18.6.06

Szeretek Minden Sökét






















A língua húngara tem fama de ser o idioma do diabo. Dizem que a dificuldade em entendê-la vem da falta de parentesco com outras línguas mais conhecidas. Tremenda injustiça. Desde criança meus avós dominavam, não só o húngaro, como também o alemão e, de quebra e a contragosto, o romeno. Isso porque eram gente do campo. De pessoas com mais estudo como Paulo Ronai, as palavras fluiam não só nos idiomas oficiais do império austro-húngaro como também em inglês, francês e no português com que nos foi dado o prazer de conhecer Os Meninos da Rua Paulo. 

Para visitar a Hungria, não é preciso saber mais do que poucas palavras: csilag quer dizer estrela, ég é céu, bort é vinho, köszenem é obrigado e Isten é Deus. Pra que você precisa saber isso? Pra poder elevar as mãos ao ég e agradecer a Isten o privilégio de beber um bort Tokai numa noite cheia de csilags. 

Tokai é o vinho dos reis e o rei dos vinhos. O slogan, de qualidade duvidosa, é de autoria de Luís XIV, o afetado Rei Sol. E não foi apenas o absolutíssimo o único admirador famoso desse que alguns chamam de vinho de sobremesa e outros, mais apropriadamente, de vinho de meditação. Foi com uma taça de Tokai na mão que Rossini vislumbrou Guillermo Tell, Schubert compôs mais de 600 músicas e Goethe criou Fausto. 

Não é pouca coisa para o vinho que há mais de dez séculos encanta reis, rainhas, príncipes, princesas e, mais recentemente, plebeus que suam para investir quase 90 dólares em uma garrafa de Oremus Aszu 1999 5 puttonyos como a da foto. Para fazer este vinho, os vinicultores, pacientemente, esperaram que as vinhas passassem do ponto e fossem atacadas pelo fungo botrytis cinerea para então colher, manualmente, as uvas que já se encontravam em avançado estágio de maturação. O número de cestas, em húngaro puttonyos, utilizadas na fabricação do vinho varia de três a seis. É isso que determina a concentração do açúcar e, por tabela, do teor alcoólico. São os tais puttonyos que estão indicados lá no rótulo. 
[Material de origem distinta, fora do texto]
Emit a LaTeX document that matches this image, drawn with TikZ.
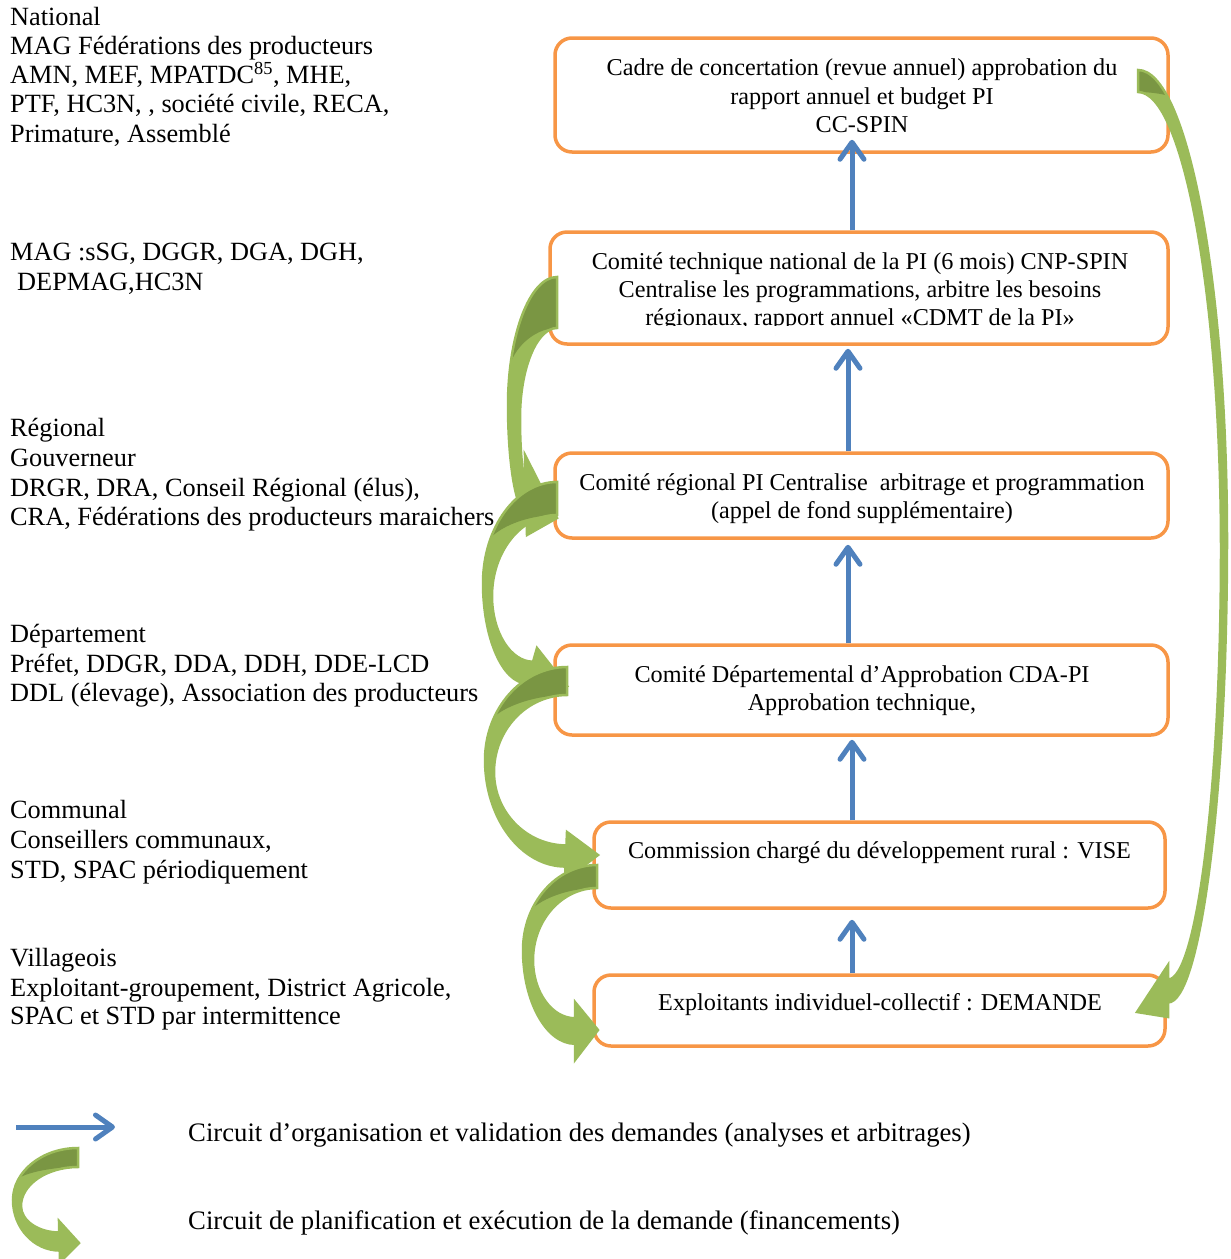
\documentclass[tikz,border=0pt]{standalone}
\usepackage{fontspec}
\setmainfont{Liberation Serif}
\usetikzlibrary{arrows.meta,calc}
\definecolor{orangeline}{HTML}{F79646}
\definecolor{bluearrow}{HTML}{4F81BD}
\definecolor{greenlight}{HTML}{9BBB59}
\definecolor{greendark}{HTML}{7A9643}
\tikzset{
  obox/.style={draw=orangeline, line width=3.5pt, rounded corners=17pt, inner sep=0pt},
  ltext/.style={anchor=base west, inner sep=0pt, font=\fontsize{26.3}{29.5}\selectfont},
  lgtext/.style={anchor=base west, inner sep=0pt, font=\fontsize{26.7}{29.5}\selectfont},
  btext/.style={anchor=base, inner sep=0pt, font=\fontsize{24.2}{28}\selectfont},
  barrow/.style={draw=bluearrow, line width=5pt, -{Straight Barb[length=17pt,width=24pt,round]}},
}
\newcommand{\greenarrow}[1]{%
  \coordinate (O) at ($(U)!0.72!(L)$);
  \coordinate (I) at ($(U)!0.28!(L)$);
  \def\gpath{(TT) .. controls ($(TT)!0.55!(TT -| ML)$) and ($(ML)!0.55!(ML |- TT)$) .. (ML)
     .. controls ($(ML)!0.55!(ML |- O)$) and ($(O)!0.55!(O -| ML)$) .. (O)
     -- (L) -- (T) -- (U) -- (I)
     .. controls ($(I)!0.55!(I -| MI)$) and ($(MI)!0.55!(MI |- I)$) .. (MI)
     .. controls ($(MI)!0.55!(MI |- TB)$) and ($(TB)!0.55!(TB -| MI)$) .. (TB) -- cycle}%
  \fill[greenlight] \gpath;
  \begin{scope}
    \clip \gpath;
    \coordinate (E) at ($(ML)!#1!(ML |- TT)$);
    \fill[greendark] (TT) -- (TT -| ML) -- (E) .. controls ($(E)!0.5!(E |- TB)$) and ($(TB)!0.5!(TB -| E)$) .. (TB) -- cycle;
  \end{scope}
  \draw[greenlight, line width=2.5pt, line join=miter] \gpath;
}
\begin{document}
\begin{tikzpicture}[x=1pt,y=-1pt]
\useasboundingbox (0,0) rectangle (1231,1259);

% left texts
\node[ltext] (n1) at (10,25) {National};
\node[ltext] (n2) at (10,54.3) {MAG Fédérations des producteurs};
\node[ltext] (n3) at (10,83.5) {AMN, MEF, MPATDC\textsuperscript{85}, MHE,};
\node[ltext] (n4) at (10,112.8) {PTF, HC3N, , société civile, RECA,};
\node[ltext] (n5) at (10,142) {Primature, Assemblé};
\node[ltext] (m1) at (10,260) {MAG :sSG, DGGR, DGA, DGH,};
\node[ltext] (m2) at (17,290) {DEPMAG,HC3N};
\node[ltext] (r1) at (10,436) {Régional};
\node[ltext] (r2) at (10,466) {Gouverneur};
\node[ltext] (r3) at (10,496) {DRGR, DRA, Conseil Régional (élus),};
\node[ltext] (r4) at (10,525) {CRA, Fédérations des producteurs maraichers};
\node[ltext] (d1) at (10,642) {Département};
\node[ltext] (d2) at (10,672) {Préfet, DDGR, DDA, DDH, DDE-LCD};
\node[ltext] (d3) at (10,701) {DDL (élevage), Association des producteurs};
\node[ltext] (c1) at (10,818) {Communal};
\node[ltext] (c2) at (10,848) {Conseillers communaux,};
\node[ltext] (c3) at (10,878) {STD, SPAC périodiquement};
\node[ltext] (v1) at (10,966) {Villageois};
\node[ltext] (v2) at (10,996) {Exploitant-groupement, District Agricole,};
\node[ltext] (v3) at (10,1024) {SPAC et STD par intermittence};

% boxes
\node[obox, minimum width=613pt, minimum height=114pt] (b1) at (861.5,95) {};
\node[obox, minimum width=618pt, minimum height=112pt] (b2) at (859,288) {};
\node[obox, minimum width=613pt, minimum height=85pt] (b3) at (861.5,495.5) {};
\node[obox, minimum width=613pt, minimum height=90pt] (b4) at (861.5,690) {};
\node[obox, minimum width=571pt, minimum height=86pt] (b5) at (879.5,865) {};
\node[obox, minimum width=571pt, minimum height=71pt] (b6) at (879.5,1010.5) {};

% box texts
\node[btext] (t1a) at (862,75) {Cadre de concertation (revue annuel) approbation du};
\node[btext] (t1b) at (862,104) {rapport annuel et budget PI};
\node[btext] (t1c) at (862,132) {CC-SPIN};
\node[btext] (t2a) at (860,269) {Comité technique national de la PI (6 mois) CNP-SPIN};
\node[btext] (t2b) at (860,297) {Centralise les programmations, arbitre les besoins};
\begin{scope}
  \clip (540,300) rectangle (1180,325);
  \node[btext] (t2c) at (860,325) {régionaux, rapport annuel «CDMT de la PI»};
\end{scope}
\node[btext] (t3a) at (862,490) {Comité régional PI Centralise\ \ arbitrage et programmation};
\node[btext] (t3b) at (862,518) {(appel de fond supplémentaire)};
\node[btext] (t4a) at (862,682) {Comité Départemental d’Approbation CDA-PI};
\node[btext] (t4b) at (862,710) {Approbation technique,};
\node[btext] (t5) at (879.5,858) {Commission chargé du développement rural : VISE};
\node[btext] (t6) at (880,1010) {Exploitants individuel-collectif : DEMANDE};

% blue arrows
\coordinate (colA) at (852,0);
\coordinate (colB) at (848,0);
\draw[barrow] (b2.north -| colA) -- ($(b1.south -| colA)+(0,-14)$);
\draw[barrow] (b3.north -| colB) -- ($(b2.south -| colB)+(0,3)$);
\draw[barrow] (b4.north -| colB) -- ($(b3.south -| colB)+(0,5)$);
\draw[barrow] (b5.north -| colA) -- ($(b4.south -| colA)+(0,3)$);
\draw[barrow] (b6.north -| colA) -- ($(b5.south -| colA)+(0,10)$);

% green curved arrows
\coordinate (TT) at (557,277); \coordinate (TB) at (557,328);
\coordinate (ML) at (508,405); \coordinate (MI) at (520,418);
\coordinate (U) at (525,455); \coordinate (L) at (527,535); \coordinate (T) at (557,518);
\greenarrow{0.22}

\coordinate (TT) at (557,482); \coordinate (TB) at (557,515);
\coordinate (ML) at (483,583); \coordinate (MI) at (492,596);
\coordinate (U) at (537,648); \coordinate (L) at (523,697); \coordinate (T) at (567,686);
\greenarrow{0.3}

\coordinate (TT) at (567,667); \coordinate (TB) at (567,695);
\coordinate (ML) at (485,760); \coordinate (MI) at (494,772);
\coordinate (U) at (567,832); \coordinate (L) at (565,880); \coordinate (T) at (598,855);
\greenarrow{0.3}

\coordinate (TT) at (597,865); \coordinate (TB) at (597,888);
\coordinate (ML) at (523,950); \coordinate (MI) at (533,960);
\coordinate (U) at (575,1002); \coordinate (L) at (575,1060); \coordinate (T) at (598,1030);
\greenarrow{0.3}

\coordinate (TT) at (1138,70); \coordinate (TB) at (1138,92);
\coordinate (ML) at (1227,540); \coordinate (MI) at (1221,550);
\coordinate (U) at (1168,965); \coordinate (L) at (1168,1017); \coordinate (T) at (1137,1012);
\greenarrow{0.85}

% legend
\coordinate (lgA) at (16,1127);
\coordinate (lgB) at (115,1127);
\draw[barrow] (lgA) -- (lgB);
\coordinate (TT) at (78,1148); \coordinate (TB) at (78,1167);
\coordinate (ML) at (13,1200); \coordinate (MI) at (21,1206);
\coordinate (U) at (59,1221); \coordinate (L) at (60,1262); \coordinate (T) at (79,1243);
\greenarrow{0.3}
\node[lgtext] (lg1) at (188,1141) {Circuit d’organisation et validation des demandes (analyses et arbitrages)};
\node[lgtext] (lg2) at (188,1229) {Circuit de planification et exécution de la demande (financements)};
\end{tikzpicture}
\end{document}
O fato é que você não precisa de toda essa literatura para degustar um legítimo tokaji. Basta abrir a garrafa e deixar o pensamento fluir em direção ao ég e as csilags e, caso desfrute de uma boa companhia, deixe sair naturalmente um szeretlek: eu te amo. Se estiver sozinho, aproveite e grite: szeretem a szökét, que quer dizer amo as louras. Ou ainda, dependendo da quantidade de puttonyos que você tiver na cabeça, parta logo para um szeretek mindem sökét. Nada menos do que um amo todas as louras.


5 comentários:

CrissMyAss disse...

Szeretek Minden Posts!

Anônimo disse...

Apesar de morena, adorei o texto :)
Meus tios fabricam o vinho Alvarinho, em Pontevedra e todo este cerimonial podar as parreiras, sulfatar as uvas, depois colher as uvas e pisar nelas (sim, meus parentes ainda pisam) é coisa muito familiar pra mim. Ah sim, ia esquecendo, beber é ainda mais familiar. Vou procurar este vinho por aqui, nem que seja só pra olhar (preço nada convidativo hein...)

Adorei!

Vi disse...

Oi!!! Sou húngara e esbarrei no seu blog... Adorei o texto sore o Tokay!!! Abraços, Virág.

Pingas no Copo disse...

Caro Confrade, aprecio o seu estilo de escrita.
Possuo também um blog de vinhos que tenta fazer uma abordagem aos vinhos de uma forma diferente e algo parecida com a sua.

Do outro lado do Atlântico, em Portugal.

Paulo VIX disse...

Já tive o enorme prazer de beber um TOKAY OREMUS 6 puttonyos, a sensação em prová-lo, difícil descrever mas vou tentar. Parece tirar os seus pés do chão, seu corpo relaxa e sua mente se esvazia e você vai a outro mundo, por alguns minutos você se sente um REI!!!!!